◆ Your task ◆
Leave out the pictures, and write out exactly the lines from the beginning of the material to the line holding "lw=2, clip_on=False, zorder=3)", that line included, and nothing else.

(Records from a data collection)
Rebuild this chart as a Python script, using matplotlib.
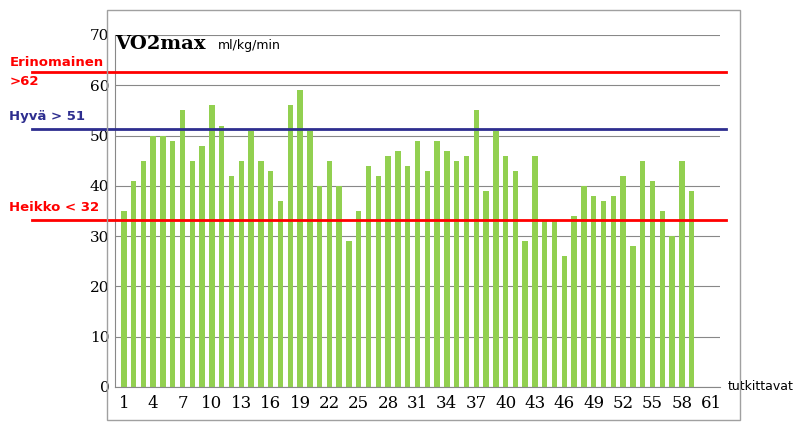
import numpy as np
import matplotlib.pyplot as plt
from matplotlib.patches import Rectangle

# VO2max per subject
subjects = np.arange(1, 60)
vo2max = [35, 41, 45, 50, 50, 49, 55, 45, 48, 56, 52, 42, 45, 51, 45, 43, 37, 56, 59, 51,
          40, 45, 40, 29, 35, 44, 42, 46, 47, 44, 49, 43, 49, 47, 45, 46, 55, 39, 51, 46,
          43, 29, 46, 33, 33, 26, 34, 40, 38, 37, 38, 42, 28, 45, 41, 35, 30, 45, 39]

# reference levels
levels = [62.6, 51.3, 33.2]
level_colors = ["#ff0000", "#2e2e8f", "#ff0000"]
level_labels = ["Erinomainen\n>62", "Hyvä > 51", "Heikko < 32"]
label_colors = ["#ff0000", "#2e2e8f", "#ff0000"]

fig = plt.figure(figsize=(7.95, 4.26), dpi=100)
fig.patches.append(Rectangle((107 / 795, 6 / 426), 633 / 795, 410 / 426, transform=fig.transFigure,
                             fill=False, edgecolor="#a0a0a0", lw=1))
ax = fig.add_axes([115 / 795, 39 / 426, 605 / 795, 352 / 426])

ax.bar(subjects, vo2max, width=0.55, color="#92d050", zorder=2)
ax.set_xlim(0.1, 61.9)
ax.set_ylim(0, 70)
ax.set_yticks(range(0, 71, 10))
ax.set_xticks(range(1, 62, 3))
ax.grid(axis="y", color="#888888", lw=0.8, zorder=0)
for s in ["top", "right"]:
    ax.spines[s].set_visible(False)
ax.spines["left"].set_color("#888888")
ax.spines["bottom"].set_color("#888888")
ax.tick_params(axis="x", labelsize=12, length=0, pad=6)
ax.tick_params(axis="y", labelsize=11, length=0, pad=4)
for t in ax.get_xticklabels() + ax.get_yticklabels():
    t.set_fontfamily("DejaVu Serif")

for lev, c in zip(levels, level_colors):
    ax.plot([-8.4, 62.5], [lev, lev], color=c, lw=2, clip_on=False, zorder=3)

for lev, lab, c in zip(levels, level_labels, label_colors):
    va = "center" if "\n" in lab else "bottom"
    y = lev if "\n" in lab else lev + 1.2
    ax.text(-10.7, y, lab, color=c, fontsize=9.5, fontweight="bold", ha="left", va=va,
            linespacing=1.6)

ax.text(0.0, 1.0, "VO2max", transform=ax.transAxes, fontsize=14, fontweight="bold",
        fontfamily="DejaVu Serif", va="top")
ax.text(0.17, 0.99, "ml/kg/min", transform=ax.transAxes, fontsize=9, va="top")
ax.text(1.013, 0.0, "tutkittavat", transform=ax.transAxes, fontsize=9, va="center")

fig.savefig("out.png", dpi=100)
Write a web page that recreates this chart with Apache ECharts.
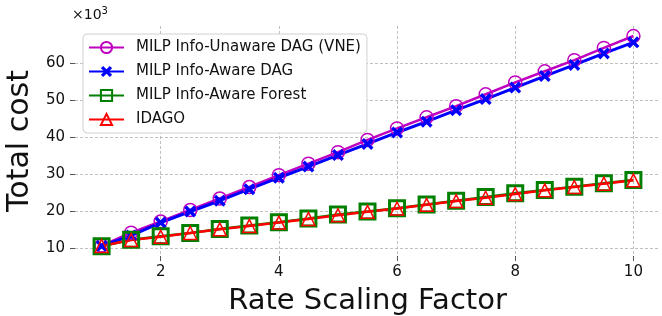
<!DOCTYPE html>
<html>
<head>
<meta charset="utf-8">
<script src="https://cdn.jsdelivr.net/npm/echarts@6/dist/echarts.min.js"></script>
<style>
  html, body { margin: 0; padding: 0; background: #fff; }
  #chart { width: 662px; height: 316px; }
</style>
</head>
<body>
<div id="chart"></div>
<script>
// rate scaling factor
const rates = [1, 1.5, 2, 2.5, 3, 3.5, 4, 4.5, 5, 5.5, 6, 6.5, 7, 7.5, 8, 8.5, 9, 9.5, 10]
// total cost, in thousands
const unawareDag = [10.8, 14.3, 17.3, 20.4, 23.5, 26.6, 29.8, 32.9, 36.0, 39.3, 42.4, 45.4, 48.4, 51.6, 54.8, 57.8, 60.8, 64.1, 67.3]
const awareDag = [10.7, 13.5, 17.0, 20.0, 22.9, 26.0, 29.1, 32.1, 35.2, 38.2, 41.3, 44.2, 47.3, 50.3, 53.4, 56.5, 59.5, 62.6, 65.6]
const awareForest = [10.6, 12.4, 13.3, 14.2, 15.3, 16.2, 17.1, 18.1, 19.2, 20.0, 20.9, 21.9, 22.9, 23.9, 24.9, 25.8, 26.7, 27.6, 28.5]
const idago = [10.7, 12.3, 13.2, 14.2, 15.2, 16.1, 17.0, 18.0, 19.0, 19.9, 20.8, 21.8, 22.8, 23.7, 24.7, 25.7, 26.6, 27.5, 28.4]
const xTicks = [2, 4, 6, 8, 10]
const yTicks = [10, 20, 30, 40, 50, 60]

const font = 'DejaVu Sans'
const xMarker = 'path://M0,2 L2,0 L5,3 L8,0 L10,2 L7,5 L10,8 L8,10 L5,7 L2,10 L0,8 L3,5 Z'

const pair = arr => arr.map((v, i) => [rates[i], v])

const mkSeries = (name, data, color, symbol, size, filled, border, width) => ({
  name,
  type: 'line',
  data: pair(data),
  symbol,
  symbolSize: size,
  showAllSymbol: true,
  lineStyle: { color, width },
  itemStyle: {
    color: filled ? color : 'rgba(0,0,0,0)',
    borderColor: color,
    borderWidth: border
  },
  emphasis: { disabled: true },
  animation: false
})

const chart = echarts.init(document.getElementById('chart'))
chart.setOption({
  animation: false,
  grid: { left: 75, right: 2, top: 26, bottom: 60, outerBoundsMode: 'none', containLabel: false },
  legend: {
    left: 83,
    top: 34,
    orient: 'vertical',
    backgroundColor: '#fff',
    borderColor: '#d0d0d0',
    borderWidth: 1,
    borderRadius: 4,
    padding: [6, 6, 6, 5],
    itemWidth: 35,
    itemHeight: 14,
    itemGap: 9,
    textStyle: { fontFamily: font, fontSize: 15, color: '#111', padding: [0, 0, 0, 7] },
    data: ['MILP Info-Unaware DAG (VNE)', 'MILP Info-Aware DAG', 'MILP Info-Aware Forest', 'IDAGO']
  },
  graphic: [{
    type: 'text',
    left: 72,
    top: 6,
    style: {
      text: '×10{s|3}',
      fontFamily: font,
      fontSize: 14,
      fill: '#111',
      rich: { s: { fontFamily: font, fontSize: 10, verticalAlign: 'top', padding: [0, 0, 8, 0] } }
    }
  }],
  xAxis: {
    type: 'value',
    min: 0.55,
    max: 10.45,
    name: 'Rate Scaling Factor',
    nameLocation: 'middle',
    nameGap: 31,
    nameTextStyle: { fontFamily: font, fontSize: 29, color: '#111' },
    axisLine: { show: false },
    axisTick: { show: true, customValues: xTicks, length: 5, lineStyle: { color: '#555' } },
    axisLabel: { customValues: xTicks, fontFamily: font, fontSize: 15, color: '#111', margin: 9 },
    splitLine: { show: true, lineStyle: { color: '#b0b0b0', type: [3, 2], width: 0.8 } }
  },
  yAxis: {
    type: 'value',
    min: 8,
    max: 70,
    name: 'Total cost',
    nameLocation: 'middle',
    nameGap: 36,
    nameTextStyle: { fontFamily: font, fontSize: 30, color: '#111' },
    axisLine: { show: false },
    axisTick: { show: true, customValues: yTicks, length: 5, lineStyle: { color: '#555' } },
    axisLabel: { customValues: yTicks, fontFamily: font, fontSize: 15, color: '#111', margin: 10 },
    splitLine: { show: true, lineStyle: { color: '#b0b0b0', type: [3, 2], width: 0.8 } }
  },
  series: [
    mkSeries('MILP Info-Unaware DAG (VNE)', unawareDag, '#bf00bf', 'circle', 13, false, 1.5, 2.5),
    mkSeries('MILP Info-Aware DAG', awareDag, '#0000ff', xMarker, 12, true, 0, 3),
    mkSeries('MILP Info-Aware Forest', awareForest, '#008000', 'rect', 15, false, 3, 2.5),
    mkSeries('IDAGO', idago, '#ff0000', 'triangle', 13, false, 1.5, 2.5)
  ]
})
</script>
</body>
</html>
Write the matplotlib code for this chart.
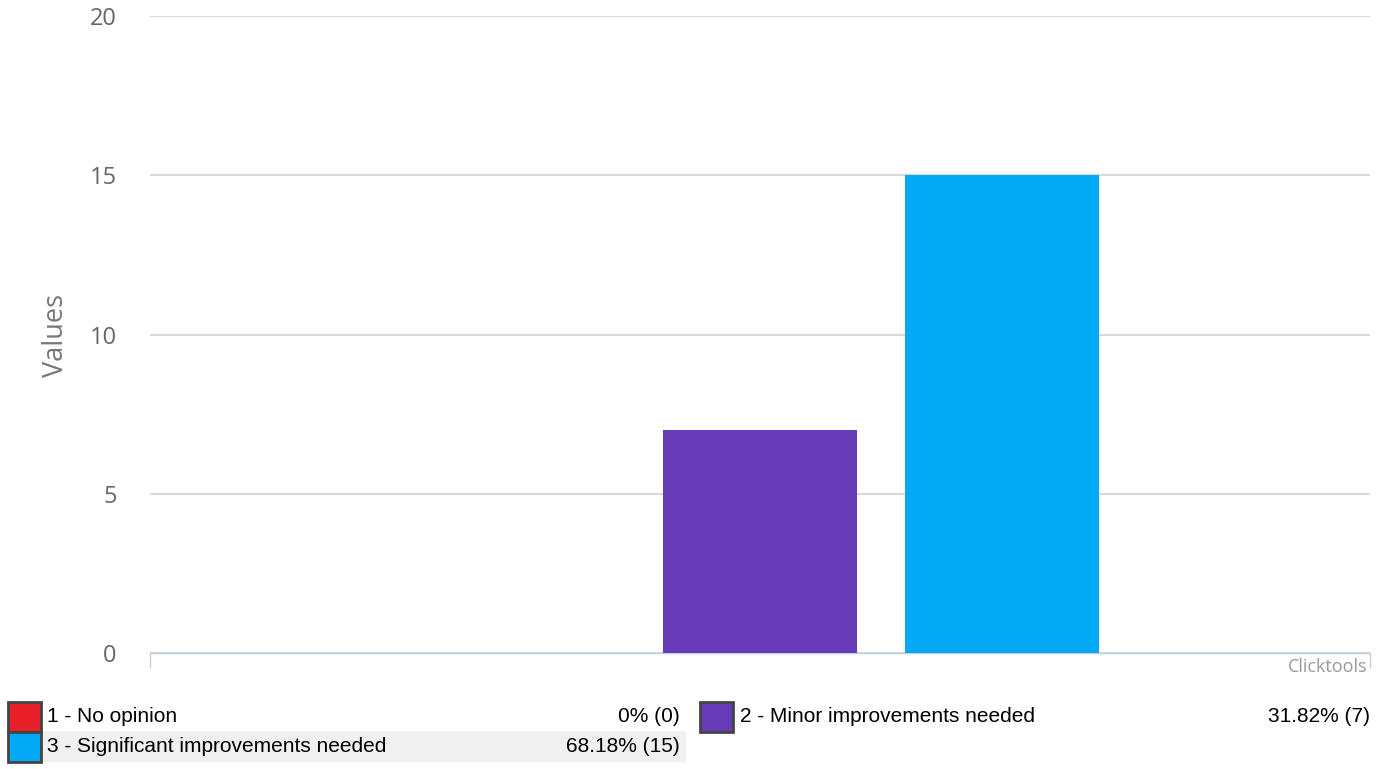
import matplotlib
matplotlib.use("Agg")
import matplotlib.pyplot as plt
from matplotlib.patches import Rectangle

labels = ["1 - No opinion", "2 - Minor improvements needed", "3 - Significant improvements needed"]
values = [0, 7, 15]
percents = ["0%", "31.82%", "68.18%"]
colors = ["#e8202a", "#673ab7", "#03a9f4"]
yticks = [0, 5, 10, 15, 20]

W, H = 1393, 769
fig = plt.figure(figsize=(W / 100, H / 100), dpi=100)

def fx(px):
    return px / W

def fy(py):
    return 1 - py / H

ax = fig.add_axes([fx(150), fy(653), fx(1370) - fx(150), fy(16) - fy(653)])
xs = list(range(len(values)))
ax.bar(xs, values, width=0.8, color=colors, zorder=3)
ax.set_xlim(-1.52, 3.52)
ax.set_ylim(0, 20)
ax.set_yticks(yticks)
ax.set_yticklabels([str(v) for v in yticks], fontsize=17, color="#666666", family="Open Sans")
ax.tick_params(axis="y", length=0, pad=24)
ax.yaxis.grid(True, color="#d9d9d9", linewidth=1.5, zorder=0)
ax.set_xticks([-1.52, 3.52])
ax.set_xticklabels([])
ax.tick_params(axis="x", direction="out", length=11, width=1, color="#c0d0e0")
for s in ["top", "right", "left"]:
    ax.spines[s].set_visible(False)
ax.spines["bottom"].set_color("#c0d0e0")
ax.spines["bottom"].set_linewidth(1)

fig.text(fx(56), fy(335), "Values", rotation=90, fontsize=19.5, color="#777777",
         family="Open Sans", ha="center", va="center")

fig.text(fx(1367), fy(667), "Clicktools", fontsize=13, color="#999999",
         family="Open Sans", ha="right", va="center")

# Legend table
rows = [(0, 8, 717, 47, 680), (1, 700, 717, 740, 1370), (2, 8, 747, 47, 680)]
fig.patches.append(Rectangle((fx(42), fy(762)), fx(686) - fx(42), fy(731) - fy(762),
                             transform=fig.transFigure, facecolor="#f0f0f0", edgecolor="none", zorder=0))
for i, sx, cy, tx, rx in rows:
    fig.patches.append(Rectangle((fx(sx), fy(cy + 15)), fx(33), fy(0) - fy(30),
                                 transform=fig.transFigure, facecolor=colors[i],
                                 edgecolor="#444444", linewidth=2, zorder=2))
    fig.text(fx(tx), fy(cy), labels[i], fontsize=15, color="#000000",
             family="Liberation Sans", ha="left", va="center")
    fig.text(fx(rx), fy(cy), f"{percents[i]} ({values[i]})", fontsize=15, color="#000000",
             family="Liberation Sans", ha="right", va="center")

fig.savefig("out.png", dpi=100)
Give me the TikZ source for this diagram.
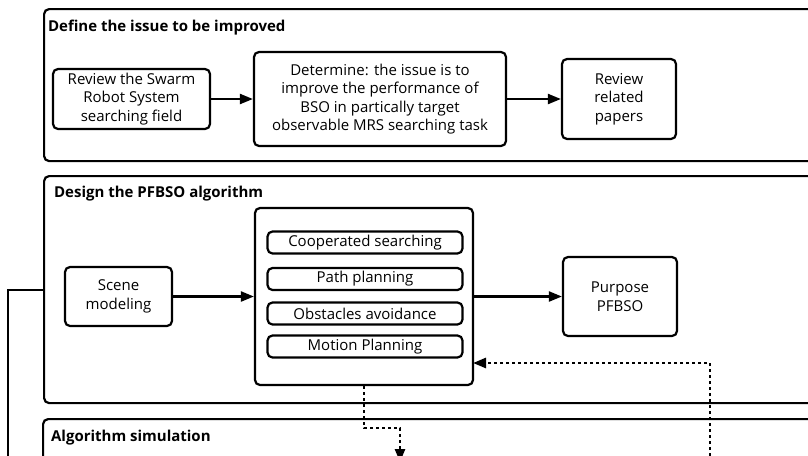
\documentclass[tikz,border=0pt]{standalone}
\usepackage{fontspec}
\setmainfont{Open Sans}
\usetikzlibrary{arrows.meta,positioning}
\begin{document}
\begin{tikzpicture}[x=1pt,y=-1pt,line width=2.2pt,
	panel/.style={draw,rounded corners=5pt,anchor=north west,inner sep=0pt,minimum width=800pt},
	box/.style={draw,rounded corners=5pt,align=center,inner sep=0pt,font=\fontsize{15}{18.5}\selectfont},
	subbox/.style={box,minimum width=195pt,minimum height=22pt},
	title/.style={anchor=west,inner sep=0pt,font=\bfseries\fontsize{15}{18}\selectfont},
	arr/.style={-{Triangle[length=13pt,width=10pt]}},
	dotline/.style={line width=2.6pt,dash pattern=on 2.8pt off 3.2pt}]
	\useasboundingbox (0,0) rectangle (808,455);
	\clip (0,0) rectangle (808,455);
	% panels
	\node[panel,minimum height=152pt] (issue) at (43,8) {};
	\node[panel,minimum height=227pt] (design) at (43,175) {};
	\node[panel,minimum height=100pt] (sim) at (42,418) {};
	\node[title] (t1) at (47,28) {Define the issue to be improved};
	\node[title] (t2) at (53,194) {Design the PFBSO algorithm};
	\node[title] (t3) at (50,438) {Algorithm simulation};
	% first row
	\node[box,minimum width=157pt,minimum height=60pt] (review) at (131.5,99) {Review the Swarm\\Robot System\\searching field};
	\node[box,minimum width=252pt,minimum height=94pt] (issuebox) at (380,99) {Determine: the issue is to\\improve the performance of\\BSO in partically target\\observable MRS searching task};
	\node[box,minimum width=114pt,minimum height=80pt] (papers) at (619,99) {Review\\related\\papers};
	\draw[arr] (review) -- (issuebox);
	\draw[arr] (issuebox) -- (papers);
	% second row
	\node[box,minimum width=107pt,minimum height=59pt] (scene) at (118.5,296.5) {Scene\\modeling};
	\node[box,minimum width=218pt,minimum height=177pt] (algo) at (364,296.5) {};
	\node[box,minimum width=114pt,minimum height=79pt] (purpose) at (620,296.5) {Purpose\\PFBSO};
	\foreach \y/\name/\txt in {242.5/coop/Cooperated searching,279/path/Path planning,313.5/obst/Obstacles avoidance,346.5/motion/Motion Planning}
		\node[subbox] (\name) at (365,\y) {\txt};
	\draw[arr] (scene) -- (algo);
	\draw[arr] (algo) -- (purpose);
	% feedback and flow to simulation
	\coordinate (feed) at (710,462);
	\coordinate (back) at (473,363);
	\coordinate (simin) at (400,462);
	\coordinate (loop) at (8,462);
	\draw[dotline,arr] (feed) |- (back);
	\draw[dotline,arr] (algo.south) -- ++(0,42) -| (simin);
	\draw (design.west) -| (loop);
\end{tikzpicture}
\end{document}
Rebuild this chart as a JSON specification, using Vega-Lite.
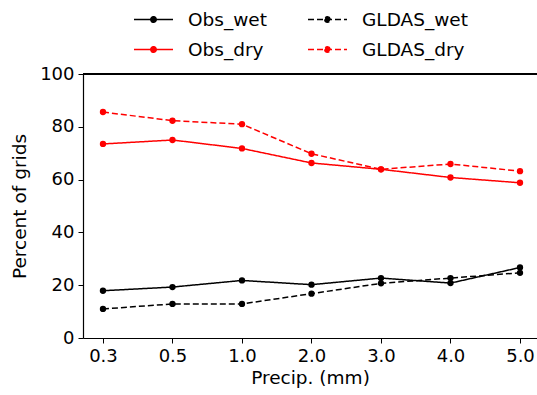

◆ Answer to the problem ◆
Rebuild this chart as a Python script, using matplotlib.
import numpy as np
import matplotlib.pyplot as plt
from matplotlib.patches import Rectangle

# VO2max per subject
subjects = np.arange(1, 60)
vo2max = [35, 41, 45, 50, 50, 49, 55, 45, 48, 56, 52, 42, 45, 51, 45, 43, 37, 56, 59, 51,
          40, 45, 40, 29, 35, 44, 42, 46, 47, 44, 49, 43, 49, 47, 45, 46, 55, 39, 51, 46,
          43, 29, 46, 33, 33, 26, 34, 40, 38, 37, 38, 42, 28, 45, 41, 35, 30, 45, 39]

# reference levels
levels = [62.6, 51.3, 33.2]
level_colors = ["#ff0000", "#2e2e8f", "#ff0000"]
level_labels = ["Erinomainen\n>62", "Hyvä > 51", "Heikko < 32"]
label_colors = ["#ff0000", "#2e2e8f", "#ff0000"]

fig = plt.figure(figsize=(7.95, 4.26), dpi=100)
fig.patches.append(Rectangle((107 / 795, 6 / 426), 633 / 795, 410 / 426, transform=fig.transFigure,
                             fill=False, edgecolor="#a0a0a0", lw=1))
ax = fig.add_axes([115 / 795, 39 / 426, 605 / 795, 352 / 426])

ax.bar(subjects, vo2max, width=0.55, color="#92d050", zorder=2)
ax.set_xlim(0.1, 61.9)
ax.set_ylim(0, 70)
ax.set_yticks(range(0, 71, 10))
ax.set_xticks(range(1, 62, 3))
ax.grid(axis="y", color="#888888", lw=0.8, zorder=0)
for s in ["top", "right"]:
    ax.spines[s].set_visible(False)
ax.spines["left"].set_color("#888888")
ax.spines["bottom"].set_color("#888888")
ax.tick_params(axis="x", labelsize=12, length=0, pad=6)
ax.tick_params(axis="y", labelsize=11, length=0, pad=4)
for t in ax.get_xticklabels() + ax.get_yticklabels():
    t.set_fontfamily("DejaVu Serif")

for lev, c in zip(levels, level_colors):
    ax.plot([-8.4, 62.5], [lev, lev], color=c, lw=2, clip_on=False, zorder=3)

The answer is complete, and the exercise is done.